Money market funds make banks rich

If anyone still has some degree of faith in the United States banking system, you should consider reconsidering after the various bailout packages of the past several months.  It’s no secret that these bailouts are going to increase the rate of inflation considerable.  In 2007, the inflation rate was 2.85%, in 2008 it was 3.85%.  I can only imagine how high the inflation rate will be in 2009 after trillions of more dollars are printed, given to these very banks, and then put in circulation.  If you are considering lending money to a bank in the form of opening up a money market account, consider the following example:

You open up a money market account with an interest rate of 2%, which is about the going rate these days.  In one year you will have 10,200 dollars.  You might think this is great, you avoided losing the money right?  I mean, I guess it’s better than losing 30% of the value that you might have if you had been in the stock market.

However, after one year, assuming the interest rate will be 4% in 2009 – and it will probably be considerably higher based on the increase between 2007 and 2008 and the fact that there are trillions of more dollars in circulation after the Federal Reserve gets it’s printing presses running full force – your 10,200 dollars will only be worth 9,792 dollars of today’s dollars!  In other words, instead of making 200 dollars, you actually lost 208 dollars when you take inflation into consideration.  Think of what a great deal this is for the banks!  Personally I would gladly pay anyone a 2% interest rate on money they lent to me with an inflation rate of greater than 4%.

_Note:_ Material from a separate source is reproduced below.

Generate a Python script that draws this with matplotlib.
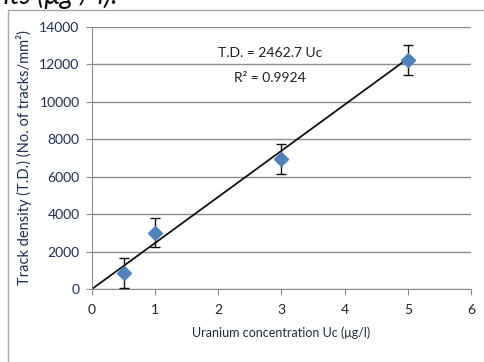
"""Калибровочная прямая: плотность треков против концентрации урана."""
import matplotlib

matplotlib.use("Agg")
import matplotlib.pyplot as plt
from matplotlib.patches import Rectangle

# данные
conc = [0.5, 1, 3, 5]
density = [850, 3000, 6950, 12250]
density_err = [800, 780, 820, 790]
slope = 2462.7
r2 = 0.9924
fit_x = [0, 5]
xticks = [0, 1, 2, 3, 4, 5, 6]
yticks = [0, 2000, 4000, 6000, 8000, 10000, 12000, 14000]

plt.rcParams["font.family"] = ["Lato", "DejaVu Sans"]

fig = plt.figure(figsize=(4.85, 3.62), dpi=100)
ax = fig.add_axes([92 / 485, 1 - 289 / 362, 379 / 485, 262 / 362])

# рамка диаграммы и обрезанная строка текста над ней
fig.patches.append(Rectangle((8 / 485, -0.2), 1.2, 1 - 10 / 362 + 0.2,
                             transform=fig.transFigure, fill=False,
                             edgecolor="#a6a6a6", linewidth=1.0))
fig.text(-0.01, 1.012, "nts (μg / l).", fontsize=20, style="italic",
         ha="left", va="center", color="#111111")

ax.set_xlim(0, 6)
ax.set_ylim(0, 14000)
ax.set_xticks(xticks)
ax.set_yticks(yticks)
ax.grid(axis="y", color="#8c8c8c", linewidth=1.0)
ax.set_axisbelow(True)
for side in ("top", "right"):
    ax.spines[side].set_visible(False)
for side in ("left", "bottom"):
    ax.spines[side].set_color("#8c8c8c")
ax.tick_params(axis="both", color="#8c8c8c", length=4, labelsize=10)
ax.tick_params(axis="y", labelcolor="#1f2d5a", pad=5)
ax.tick_params(axis="x", labelcolor="#222222", pad=7)

fit_y = [slope * x for x in fit_x]
ax.plot(fit_x, fit_y, color="#111111", linewidth=1.3, zorder=2)
ax.errorbar(conc, density, yerr=density_err, fmt="D", color="#4f81bd",
            markersize=7, ecolor="#111111", elinewidth=1.0, capsize=3.5,
            capthick=1.0, zorder=3)

ax.text(2.82, 12620, f"T.D. = {slope} Uc", ha="center", va="center",
        fontsize=10, color="#1f1f1f")
ax.text(2.82, 11280, f"R² = {r2}", ha="center", va="center",
        fontsize=10, color="#1f1f1f")

ax.set_xlabel("Uranium concentration Uc (μg/l)", fontsize=9,
              color="#1f2d3a", labelpad=7)
ax.set_ylabel("Track density (T.D.) (No. of tracks/mm²)", fontsize=10.5,
              color="#1f2d5a", labelpad=5)

fig.savefig("out.png", dpi=100)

In other words, when you lend your money to a bank at 2%, your “loan” to the bank is definitely going to lose value.  Giving your money to a bank to manage is a bad idea, especially considering the rate that the Federal Reserve has been printing money.  If you have no other options, at least buy Treasury Inflation Protected Securities.  These are govenment bonds that pay a rate of return marginally higher than the inflation rate.  Money market accounts do not do this.